I recently picked up and leafed through the most recent Amtrak national timetable, or, in the case of the eastbound Empire Builder, a reference point for a worst-case scenario.
In the Northeast, the southern end of the Corridor is now somewhere in Virginia, with a comprehensive schedule of day trains running between Richmond and New York City or Boston, and two regional trains between Springfield, Massachusetts and Lynchburg, Virginia. Passengers may have the option of changing from regional trains to Acela Expresses to expedite their journey, as a number of the northbound regional trains leave Philadelphia a few minutes before an Acela that overtakes the regional train somewhere around Trenton. To the south, there is something resembling a corridor into North Carolina. On the West Coast, a corridor is beginning to emerge, although a traveller hoping to go from Sacramento to San Diego or make an international excursion into Vancouver, B.C. has to look at the background shadings carefully to determine how much of the trip is by train and how much involves a connecting bus.
There are a lot of connecting buses in the timetable, including a service that runs Quad Cities - Galesburg - Peoria - Bloomington - Champaign - Danville - Indianapolis timed to connect with a number of the trains radiating from Chicago, and an echo of a Soo Line day train connecting Milwaukee to Wausau by way of Appleton and Stevens Point, nowhere as fast as the old North Woods Hiawatha service through New Lisbon. Unaccountably, the schedule does not mention a bus to Green Bay that leaves Milwaukee a few minutes after the noon arrival of a Hiawatha Service train from Chicago.
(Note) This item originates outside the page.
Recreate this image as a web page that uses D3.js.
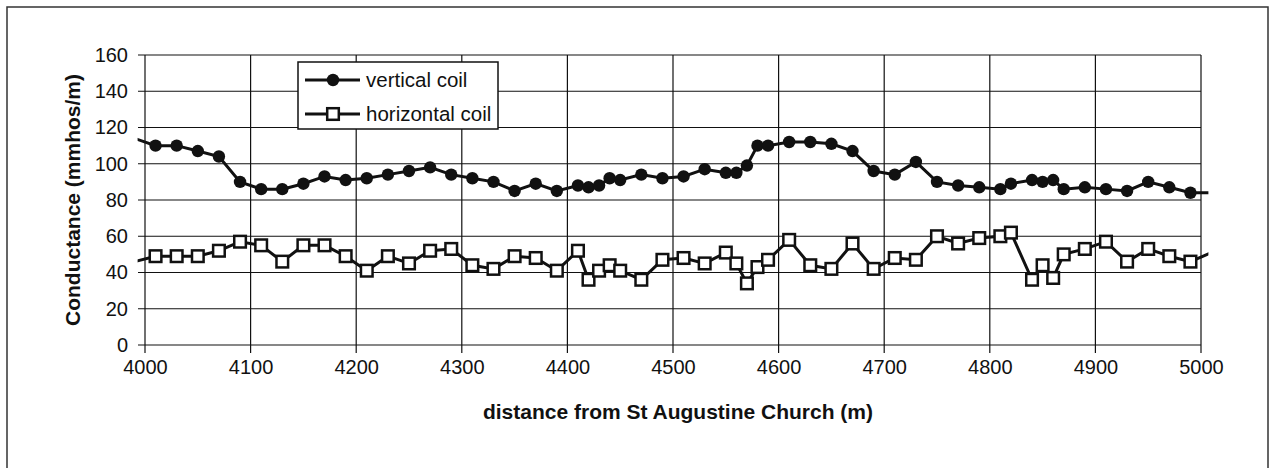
<!DOCTYPE html>
<html><head><meta charset="utf-8">
<script src="https://cdn.jsdelivr.net/npm/d3@7"></script>
<style>body{margin:0;background:#fff;}svg{display:block;font-family:"Liberation Sans",Arial,sans-serif;}</style>
</head><body>
<svg id="c" width="1274" height="468"></svg>
<script>
const distances = [3990,4010,4030,4050,4070,4090,4110,4130,4150,4170,4190,4210,4230,4250,4270,4290,4310,4330,4350,4370,4390,4410,4420,4430,4440,4450,4470,4490,4510,4530,4550,4560,4570,4580,4590,4610,4630,4650,4670,4690,4710,4730,4750,4770,4790,4810,4820,4840,4850,4860,4870,4890,4910,4930,4950,4970,4990,5010];
const verticalCoil = [114,110,110,107,104,90,86,86,89,93,91,92,94,96,98,94,92,90,85,89,85,88,87,88,92,91,94,92,93,97,95,95,99,110,110,112,112,111,107,96,94,101,90,88,87,86,89,91,90,91,86,87,86,85,90,87,84,84];
const horizontalCoil = [46,49,49,49,52,57,55,46,55,55,49,41,49,45,52,53,44,42,49,48,41,52,36,41,44,41,36,47,48,45,51,45,34,43,47,58,44,42,56,42,48,47,60,56,59,60,62,36,44,37,50,53,57,46,53,49,46,51];
const xTicks = [4000,4100,4200,4300,4400,4500,4600,4700,4800,4900,5000];
const yTicks = [0,20,40,60,80,100,120,140,160];
const seriesNames = ["vertical coil","horizontal coil"];
const xTitle = "distance from St Augustine Church (m)";
const yTitle = "Conductance (mmhos/m)";

const svg = d3.select("#c");
const L = 145, R = 1201, T = 55, B = 345;
const x = d3.scaleLinear().domain([4000,5000]).range([L,R]);
const y = d3.scaleLinear().domain([0,160]).range([B,T]);
const ink = "#111";

// outer frame (no bottom edge visible)
svg.append("path").attr("d","M7,470 L7,7 L1268,7 L1268,470").attr("fill","none").attr("stroke","#333").attr("stroke-width",1.5);

// gridlines
svg.append("g").selectAll("line").data(yTicks).join("line")
  .attr("x1",L-7).attr("x2",R).attr("y1",d=>y(d)).attr("y2",d=>y(d))
  .attr("stroke",ink).attr("stroke-width",1.2);
svg.append("g").selectAll("line").data(xTicks).join("line")
  .attr("x1",d=>x(d)).attr("x2",d=>x(d)).attr("y1",T).attr("y2",B+8)
  .attr("stroke",ink).attr("stroke-width",1.2);

// axis labels via d3 axes
const ya = svg.append("g").attr("transform",`translate(${L-8},0)`)
  .call(d3.axisLeft(y).tickValues(yTicks).tickSize(0).tickPadding(9));
ya.select(".domain").remove();
ya.selectAll("text").attr("font-size",20).attr("fill",ink).attr("font-family","Liberation Sans, Arial, sans-serif");
const xa = svg.append("g").attr("transform",`translate(0,${B+9})`)
  .call(d3.axisBottom(x).tickValues(xTicks).tickFormat(d3.format("d")).tickSize(0).tickPadding(6));
xa.select(".domain").remove();
xa.selectAll("text").attr("font-size",20).attr("fill",ink).attr("font-family","Liberation Sans, Arial, sans-serif");

// titles
svg.append("text").attr("x",(L+R)/2+5).attr("y",419).attr("text-anchor","middle")
  .attr("font-size",21).attr("font-weight","bold").attr("fill",ink).text(xTitle);
svg.append("text").attr("transform",`translate(80,${(T+B)/2}) rotate(-90)`).attr("text-anchor","middle")
  .attr("font-size",21).attr("font-weight","bold").attr("fill",ink).text(yTitle);

// clip
svg.append("clipPath").attr("id","clip").append("rect")
  .attr("x",x(3993)).attr("y",0).attr("width",x(5007)-x(3993)).attr("height",468);

const pts = (vals)=>distances.map((d,i)=>({d, v:vals[i]}));
const line = d3.line().x(p=>x(p.d)).y(p=>y(p.v));
const g = svg.append("g").attr("clip-path","url(#clip)");
const inRange = p=>p.d>=4000 && p.d<=5000;

g.append("path").datum(pts(verticalCoil)).attr("d",line).attr("fill","none").attr("stroke",ink).attr("stroke-width",3);
g.append("path").datum(pts(horizontalCoil)).attr("d",line).attr("fill","none").attr("stroke",ink).attr("stroke-width",3);
g.append("g").selectAll("circle").data(pts(verticalCoil).filter(inRange)).join("circle")
  .attr("cx",p=>x(p.d)).attr("cy",p=>y(p.v)).attr("r",6.2).attr("fill",ink);
g.append("g").selectAll("rect").data(pts(horizontalCoil).filter(inRange)).join("rect")
  .attr("x",p=>x(p.d)-5.8).attr("y",p=>y(p.v)-5.8).attr("width",11.6).attr("height",11.6)
  .attr("fill","#fff").attr("stroke",ink).attr("stroke-width",2.5);

// legend
const lg = svg.append("g");
lg.append("rect").attr("x",298).attr("y",62).attr("width",200).attr("height",67).attr("fill","#fff").attr("stroke",ink).attr("stroke-width",1.5);
const rows = [80,114];
seriesNames.forEach((name,i)=>{
  lg.append("line").attr("x1",305).attr("x2",360).attr("y1",rows[i]).attr("y2",rows[i]).attr("stroke",ink).attr("stroke-width",3);
  if(i===0) lg.append("circle").attr("cx",333).attr("cy",rows[i]).attr("r",6.2).attr("fill",ink);
  else lg.append("rect").attr("x",327.2).attr("y",rows[i]-5.8).attr("width",11.6).attr("height",11.6).attr("fill","#fff").attr("stroke",ink).attr("stroke-width",2.5);
  lg.append("text").attr("x",366).attr("y",rows[i]+7).attr("font-size",20.5).attr("fill",ink).text(name);
});
</script>
</body></html>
The timetable no longer includes a table of arrivals and departures at Chicago, probably because such a table would frustrate riders identifying all the non-connections among the corridor trains. The arrival times for long-distance trains are guesses most days, anyway. A quick look through the midwestern schedules shows the first departures of the day for Pontiac, Mich.; St. Louis; and Quincy leaving before any inbound trains arrive. The first arrival (except Sunday) from Milwaukee offers a feasible connection to the first departure for Carbondale, and the second arrival (first Sunday) arrives nine minutes after the second departure for St. Louis. I could go on. The last arrivals from Pontiac, St. Louis and Quincy are after the last departures of the evening.
Amtrak might realize savings from servicing as many train sets as it can in its Chicago yards, and those first-morning-outward, last-evening-return services are a round trip of a single set from Chicago. Unknown, though, is the revenue lost to the carrier because each corridor exists unto itself, without regard to the lost Sturtevant to Springfield or Kalamazoo to Macomb or Urbana to Ann Arbor or Indianapolis to anywhere ridership the current schedule implies.
There's another reminder of how things have changed on the cover of the timetable. Look closely at that red nose illuminated by the bumping post in Washington. Two tracks over is a Pennsylvania Railroad E unit, in tuscan red with the later single gold stripe. That paint job might have been a symbol of decline, and yet, it brings memories of through sleeping cars from Boston to Pittsburgh, and train service from Chicago to Florida by way of Louisville.